Let what is striking you the most breathe in the work.
Christian Hastad What are we being limited by and what are we being enabled to do, and how are those things clashing?
By Mary Truong September 29th, 2020

In a discussion on Instagram, Christian Hastad describes the platform’s evolution from a “stream of life” (continuous images of dogs and day-to-day activity) to its current form of curated, commercial-oriented content (think influencer culture). He goes on to describe how this change creates a “tunneling” effect— users’ expectations of what experiences and life can be are increasingly limited by the circulation and popularity of certain images. Hastad then speculates that other technologies impose restrictions that we cannot discern, and even if our capabilities have been extended through innovation, not being able to fully understand its consequences is “scary.” 
What are we being limited by, and what are we being enabled to do, and how are those things clashing?
If, as a sociologist, Hastad is concerned about how technology enables a neoliberal limitation to experience, then as an artist, Hastad is concerned about how ideology enables a postmodern limitation to art. To him, there is something achingly cyclical in how postmodernist exemplars (including Rauschenberg and De Kooning) “use a different tool to create an image and then recycle that image.” Hastad’s criticism isn’t limited to the abstractionists from the 1960’s; he notes that a recent review of Julian Schnabel’s show at the Pace Gallery indicates the same stagnancy of practice: “He [Schnabel] hasn’t gotten the clue that this isn’t new.

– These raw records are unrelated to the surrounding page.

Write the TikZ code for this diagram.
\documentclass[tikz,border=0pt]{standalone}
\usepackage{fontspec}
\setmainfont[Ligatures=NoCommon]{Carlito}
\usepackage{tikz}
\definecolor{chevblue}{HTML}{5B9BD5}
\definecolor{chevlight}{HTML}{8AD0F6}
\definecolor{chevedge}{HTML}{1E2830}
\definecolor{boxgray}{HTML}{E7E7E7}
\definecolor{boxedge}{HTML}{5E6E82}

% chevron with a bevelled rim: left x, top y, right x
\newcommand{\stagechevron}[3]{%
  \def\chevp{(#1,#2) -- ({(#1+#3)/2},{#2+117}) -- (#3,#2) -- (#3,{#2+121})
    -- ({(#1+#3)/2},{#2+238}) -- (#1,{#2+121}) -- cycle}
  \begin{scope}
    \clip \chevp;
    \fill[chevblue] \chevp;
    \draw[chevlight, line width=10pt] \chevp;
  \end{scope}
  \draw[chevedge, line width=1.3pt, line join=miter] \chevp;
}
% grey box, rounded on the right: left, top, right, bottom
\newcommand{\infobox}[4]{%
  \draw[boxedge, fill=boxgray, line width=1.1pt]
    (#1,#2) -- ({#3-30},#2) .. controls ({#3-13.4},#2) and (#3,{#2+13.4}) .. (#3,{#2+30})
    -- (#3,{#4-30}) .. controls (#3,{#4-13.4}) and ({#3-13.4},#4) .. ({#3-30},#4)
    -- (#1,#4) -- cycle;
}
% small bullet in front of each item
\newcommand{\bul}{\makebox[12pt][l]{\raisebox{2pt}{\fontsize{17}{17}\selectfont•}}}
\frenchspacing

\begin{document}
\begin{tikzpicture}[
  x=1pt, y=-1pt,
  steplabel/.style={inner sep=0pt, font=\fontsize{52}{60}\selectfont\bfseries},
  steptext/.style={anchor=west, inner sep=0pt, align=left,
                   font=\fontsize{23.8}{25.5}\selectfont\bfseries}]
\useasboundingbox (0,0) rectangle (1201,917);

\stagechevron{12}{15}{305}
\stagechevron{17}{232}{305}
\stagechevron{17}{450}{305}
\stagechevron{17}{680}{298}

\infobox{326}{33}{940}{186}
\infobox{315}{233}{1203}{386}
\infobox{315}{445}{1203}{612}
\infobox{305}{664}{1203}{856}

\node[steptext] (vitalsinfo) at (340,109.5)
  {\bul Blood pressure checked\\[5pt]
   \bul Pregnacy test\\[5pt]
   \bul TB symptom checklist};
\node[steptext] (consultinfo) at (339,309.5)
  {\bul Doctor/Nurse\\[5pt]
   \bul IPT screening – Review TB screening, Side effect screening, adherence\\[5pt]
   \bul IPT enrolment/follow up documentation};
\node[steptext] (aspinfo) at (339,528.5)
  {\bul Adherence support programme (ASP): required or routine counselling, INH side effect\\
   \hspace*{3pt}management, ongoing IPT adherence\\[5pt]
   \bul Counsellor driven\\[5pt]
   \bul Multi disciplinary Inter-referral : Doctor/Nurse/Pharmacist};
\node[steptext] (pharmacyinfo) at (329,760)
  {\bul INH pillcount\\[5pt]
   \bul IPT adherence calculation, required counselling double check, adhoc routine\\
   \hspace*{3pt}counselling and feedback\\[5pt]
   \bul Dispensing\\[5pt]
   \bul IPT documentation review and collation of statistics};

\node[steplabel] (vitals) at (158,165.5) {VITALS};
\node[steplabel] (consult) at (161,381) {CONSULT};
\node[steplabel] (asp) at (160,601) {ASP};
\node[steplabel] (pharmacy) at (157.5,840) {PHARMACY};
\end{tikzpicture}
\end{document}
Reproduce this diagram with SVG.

This is just him touting his ego.”
Hastad is quick to inflict the same criticism upon himself. To him, the convergence of capitalism and postmodernism results in a schema that can be difficult for artists to escape: “Once you hit something that strikes the nerve, and you can support yourself doing something you love, it becomes a validation loop.” He also notes that being considered a “legitimate” artist often implies a consistent practice “because you’re always told you need to find your voice; you need to find your style.” For Hastad, the postmodernist condition is the same as Francis Fukuyama’s “end of history”: an artist settling into a distinct voice has lost the dialectical questioning that allows a practice to evolve; their art may shift forms, but the ideology becomes fixed.
What works for me is trying to explore and just intuiting a different process.
Hastad admits that “for a long time, I’ve been resting on the crutch of making things aesthetically very pleasing, which makes the work look more commercial… I’ve been thinking of shying away from [that].” Although he primarily works in painting (a medium entrenched in tradition), he searches for innovation and experimentation. He admits he may be “ignorant or naïve” for believing that there’s room to explore in painting (especially after a college professor once told him, “Everything’s already been done in painting”), but he still remains optimistic about the medium when he notices unorthodox techniques used among other artists. From there, he often applies and adjusts those techniques into his own work: playing with inkjet printers, stretching unconventional fabrics onto canvases.
It helps to have a face to a name, even if it’s just as abstract.
Another challenge that Hastad has encountered in his practice is the difficulty of manifesting abstract concepts into physical objects. Hastad’s background in sociology informs ideological aspects of his works; he credits Hegel, Durkheim, and Franco “Bifo” Berardi’s Phenomenology of the End as particular influences. Translating these theorists’ complex ideas into visual forms that a viewer may understand is a formidable, if not impossible, task. He draws a conflict between commercial aesthetics and theory in his practice when he says, “I don’t want my work to seem so commercial that no meaning is able to be drawn from it, but I also don’t want my work to be so theoretical that the same thing happens.” In fact, his artwork wields both elements simultaneously, resulting in the elusiveness that he reproaches.
For now, the limitations that Hastad has faced aren’t cause for concern: as a young and developing artist, there is plenty of time for him to grow. He has the keen sense of recognizing where contradictions and constraints lie in his practice and the fortitude to act upon them. At the end of our interview, Hastad relates to me how the process of building a studio space by hand grounds him practically to the world, and he suggests that this endeavor might affect his future work. It’s an exciting prospect: as someone who started his practice in college, his work has undoubtedly been affected by an academic, institutional setting. Away from the pressures of pedagogy and “the art world,” what might his work evolve into? The possibilities are unbounded.